Miraa exporters may have to wait longer before flying their produce to Mogadishu due to requirements set out in new regulations, a day after Kenya and Somalia agreed to resume exports of the stimulant.
Traders and farmers have welcomed the reopening of the Somalia market but called on the government to speed up the issuance of export licences as per the regulations.
Kenya and Somalia revived bilateral relations on Friday after President Hassan Mahmud met President Uhuru Kenyatta and agreed that trade and flights between the two countries resume with immediate effect.
But for the first time, miraa dealers will be required to adhere to the Crops (Miraa) (Amendment) Regulations, 2022 and the Kenya Bureau and Standards Code of Practice.

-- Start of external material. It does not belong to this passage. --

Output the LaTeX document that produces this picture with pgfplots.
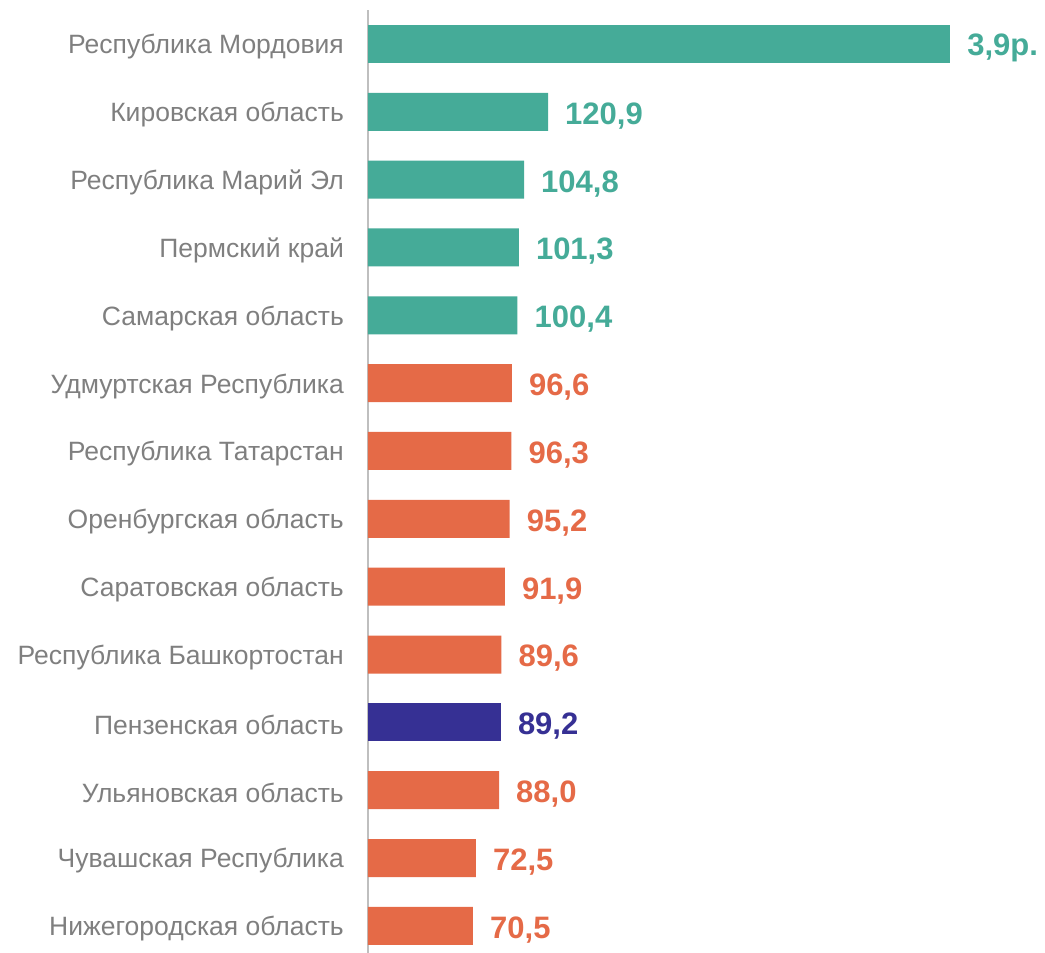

500 exporters yet to be cleared
Nyambene Miraa Trade Association Chairman Kimathi Munjuri on Saturday said the Agricultural and Food Authority (Afa) was yet to clear about 500 exporters.
According to the regulations, exporters must be registered and licensed by Afa. Exporters are also required to get an export permit for every consignment. Anyone who exports miraa without a licence is liable for a prison term of up to three years or a fine of up to Sh5 million
“We have over 500 exporters who have applied for the export licenses but Afa is yet to issue them. We need them urgently because we cannot ship without adhering to the regulations,” Mr Munjuri said.
Agriculture Cabinet Secretary Peter Munya recently gazetted the amended regulations, scrapping an export and import levy of Sh30 and Sh60 per kilo respectively.
The regulations also provide for the registration and licensing of miraa nursery operators, growers’ associations, aggregators, transporters, importers and vendors. It also regulates the quality of planting materials, production, post-harvest handling and transportation.
Transporters are required to use well ventilated and hygienic vehicles in adherence to food safety standards.
The rules also establish a miraa pricing formula committee, which will be tasked with coming up with a pricing method based on supply and demand, cost of production and other factors.